• Set problem: Print each line from the start of the records below up through the line where "plt.rcParams['font.family'] = ['Liberation" is found, exactly as given.

• Dataset content:
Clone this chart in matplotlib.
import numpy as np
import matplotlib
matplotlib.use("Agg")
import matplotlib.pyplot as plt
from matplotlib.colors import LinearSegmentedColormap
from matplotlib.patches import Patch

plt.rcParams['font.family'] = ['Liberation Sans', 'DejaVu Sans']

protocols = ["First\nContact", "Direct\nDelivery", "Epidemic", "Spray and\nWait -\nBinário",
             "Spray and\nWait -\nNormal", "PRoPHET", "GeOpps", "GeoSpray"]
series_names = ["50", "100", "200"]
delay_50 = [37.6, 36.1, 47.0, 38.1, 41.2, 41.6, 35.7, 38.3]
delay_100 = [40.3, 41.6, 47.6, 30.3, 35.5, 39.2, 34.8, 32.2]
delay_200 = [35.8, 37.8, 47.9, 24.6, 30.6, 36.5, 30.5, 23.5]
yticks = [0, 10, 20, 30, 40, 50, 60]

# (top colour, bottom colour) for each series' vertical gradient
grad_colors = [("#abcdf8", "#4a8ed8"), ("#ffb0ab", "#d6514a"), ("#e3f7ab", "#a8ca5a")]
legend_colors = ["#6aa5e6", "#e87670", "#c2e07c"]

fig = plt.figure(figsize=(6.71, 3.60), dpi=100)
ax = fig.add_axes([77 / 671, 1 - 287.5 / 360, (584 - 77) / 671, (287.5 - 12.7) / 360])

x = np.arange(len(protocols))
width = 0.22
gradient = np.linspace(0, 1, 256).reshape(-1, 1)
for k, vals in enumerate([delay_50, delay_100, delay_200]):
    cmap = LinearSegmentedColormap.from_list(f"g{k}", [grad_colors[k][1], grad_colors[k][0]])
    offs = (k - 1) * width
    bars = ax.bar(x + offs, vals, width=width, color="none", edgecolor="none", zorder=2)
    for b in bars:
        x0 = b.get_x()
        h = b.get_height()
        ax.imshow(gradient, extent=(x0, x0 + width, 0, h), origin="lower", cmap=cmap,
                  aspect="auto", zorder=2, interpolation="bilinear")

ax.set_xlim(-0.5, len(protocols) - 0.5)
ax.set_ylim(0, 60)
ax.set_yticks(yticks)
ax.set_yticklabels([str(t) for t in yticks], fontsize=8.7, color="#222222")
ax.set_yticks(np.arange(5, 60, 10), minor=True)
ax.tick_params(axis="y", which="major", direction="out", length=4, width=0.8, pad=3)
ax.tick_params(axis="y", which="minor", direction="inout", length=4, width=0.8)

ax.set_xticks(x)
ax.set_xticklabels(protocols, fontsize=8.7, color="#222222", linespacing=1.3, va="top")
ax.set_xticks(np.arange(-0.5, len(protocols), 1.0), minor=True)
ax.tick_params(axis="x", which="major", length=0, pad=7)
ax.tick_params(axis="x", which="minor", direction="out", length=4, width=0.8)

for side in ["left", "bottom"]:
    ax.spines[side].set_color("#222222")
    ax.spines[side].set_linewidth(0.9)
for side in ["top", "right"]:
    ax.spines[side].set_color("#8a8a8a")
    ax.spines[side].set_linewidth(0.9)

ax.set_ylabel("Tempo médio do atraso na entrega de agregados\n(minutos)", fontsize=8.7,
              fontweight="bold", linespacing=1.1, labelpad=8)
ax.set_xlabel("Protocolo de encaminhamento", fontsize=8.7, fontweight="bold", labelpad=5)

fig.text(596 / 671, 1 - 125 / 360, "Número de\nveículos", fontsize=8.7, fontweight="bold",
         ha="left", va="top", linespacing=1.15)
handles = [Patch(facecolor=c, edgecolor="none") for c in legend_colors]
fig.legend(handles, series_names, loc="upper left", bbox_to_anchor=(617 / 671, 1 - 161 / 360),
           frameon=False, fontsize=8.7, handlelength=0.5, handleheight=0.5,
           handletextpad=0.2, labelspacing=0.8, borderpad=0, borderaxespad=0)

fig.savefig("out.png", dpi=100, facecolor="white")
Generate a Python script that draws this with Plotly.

• Result for this exercise:
Clone this chart in matplotlib.
import numpy as np
import matplotlib
matplotlib.use("Agg")
import matplotlib.pyplot as plt
from matplotlib.colors import LinearSegmentedColormap
from matplotlib.patches import Patch

plt.rcParams['font.family'] = ['Liberation Sans', 'DejaVu Sans']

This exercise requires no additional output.